Very traditional start (because it started the same way as my recent Southern party!)— pimento cheese spread on a cheese biscuit.

This was the best dish of the night– a really tasty wilted salad with tasso ham, and pickled yellow beans. Fresh, tart, full of flavor, this is the sort of dish I imagined I would have (and didn’t, really) when I went to Vie some months back.

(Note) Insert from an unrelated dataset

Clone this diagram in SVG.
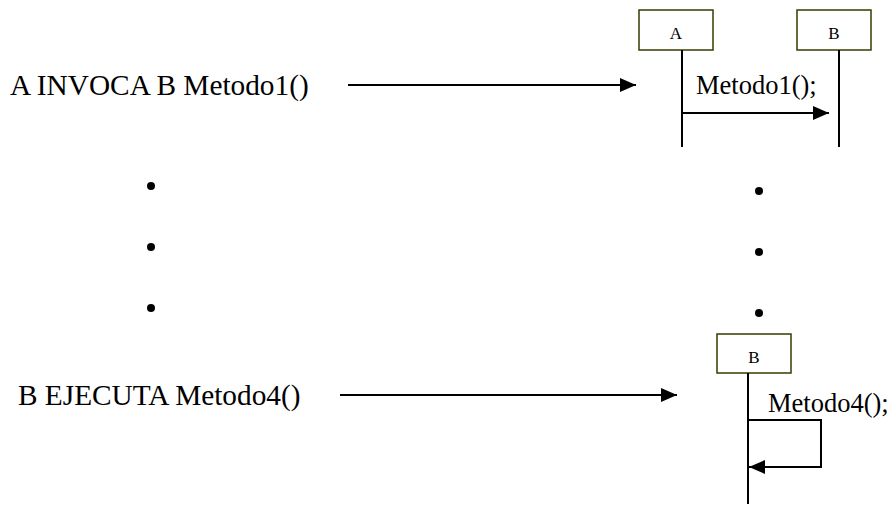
<svg xmlns="http://www.w3.org/2000/svg" width="894" height="506" viewBox="0 0 894 506">
<defs>
<style>
text{font-family:'Liberation Serif','Times New Roman','DejaVu Serif',serif;fill:#000}
.big{font-size:29.3px}
.msg{font-size:26.5px}
.obj{font-size:17px;text-anchor:middle}
.box{fill:#fff;stroke:#3a3a00;stroke-width:1.5}
.ln{stroke:#000;stroke-width:2;fill:none}
.dot{fill:#000}
</style>
<marker id="ah" markerWidth="16" markerHeight="14" refX="16" refY="7" orient="auto" markerUnits="userSpaceOnUse">
<path d="M0,0 L16,7 L0,14 Z" fill="#000"/>
</marker>
</defs>
<rect width="894" height="506" fill="#fff"/>
<g id="label-invoca"><text class="big" x="10" y="95">A INVOCA B Metodo1()</text></g>
<g id="label-ejecuta"><text class="big" x="18" y="405">B EJECUTA Metodo4()</text></g>
<g id="objA"><rect class="box" x="639" y="10" width="74" height="40"/><text class="obj" x="676" y="39">A</text></g>
<g id="objB"><rect class="box" x="797" y="10" width="74" height="40"/><text class="obj" x="834" y="39">B</text></g>
<g id="objB2"><rect class="box" x="717" y="334" width="74" height="39"/><text class="obj" x="754" y="363">B</text></g>
<g id="dots-left"><circle class="dot" cx="151" cy="186" r="4"/><circle class="dot" cx="151" cy="247" r="4"/><circle class="dot" cx="151" cy="308" r="4"/></g>
<g id="dots-right"><circle class="dot" cx="759" cy="191" r="4"/><circle class="dot" cx="759" cy="252" r="4"/><circle class="dot" cx="759" cy="313" r="4"/></g>
<g id="connectors">
<line class="ln" x1="348" y1="85" x2="636" y2="85" marker-end="url(#ah)"/>
<line class="ln" x1="340" y1="395" x2="677" y2="395" marker-end="url(#ah)"/>
<line class="ln" x1="682" y1="50" x2="682" y2="147"/>
<line class="ln" x1="839" y1="50" x2="839" y2="147"/>
<line class="ln" x1="682" y1="113" x2="829" y2="113" marker-end="url(#ah)"/>
<line class="ln" x1="748" y1="373" x2="748" y2="504"/>
<polyline class="ln" points="748,420 821,420 821,467 749,467" marker-end="url(#ah)"/>
</g>
<g id="msg-labels">
<text class="msg" x="696" y="94">Metodo1();</text>
<text class="msg" x="768" y="412">Metodo4();</text>
</g>
</svg>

I doubt this pulled pork ever saw anything resembling a smoker, but very good when you combined it with the rather vaguely-named “Carolina sauce,” a green dressing that might have been Green Goddess, or perhaps something with mirliton, which appears multiple times elsewhere on the menu). The slaw that came with it was missing some oomph, though, needed mustard or vinegar or something:

I was a little surprised that a Southern menu offered little that would have flown with the younger son, and the presence of a stereotypical kids’ menu (chicken tenders!) was not the help to this parent that was intended. At least the mac and cheese was freshly and impressively made.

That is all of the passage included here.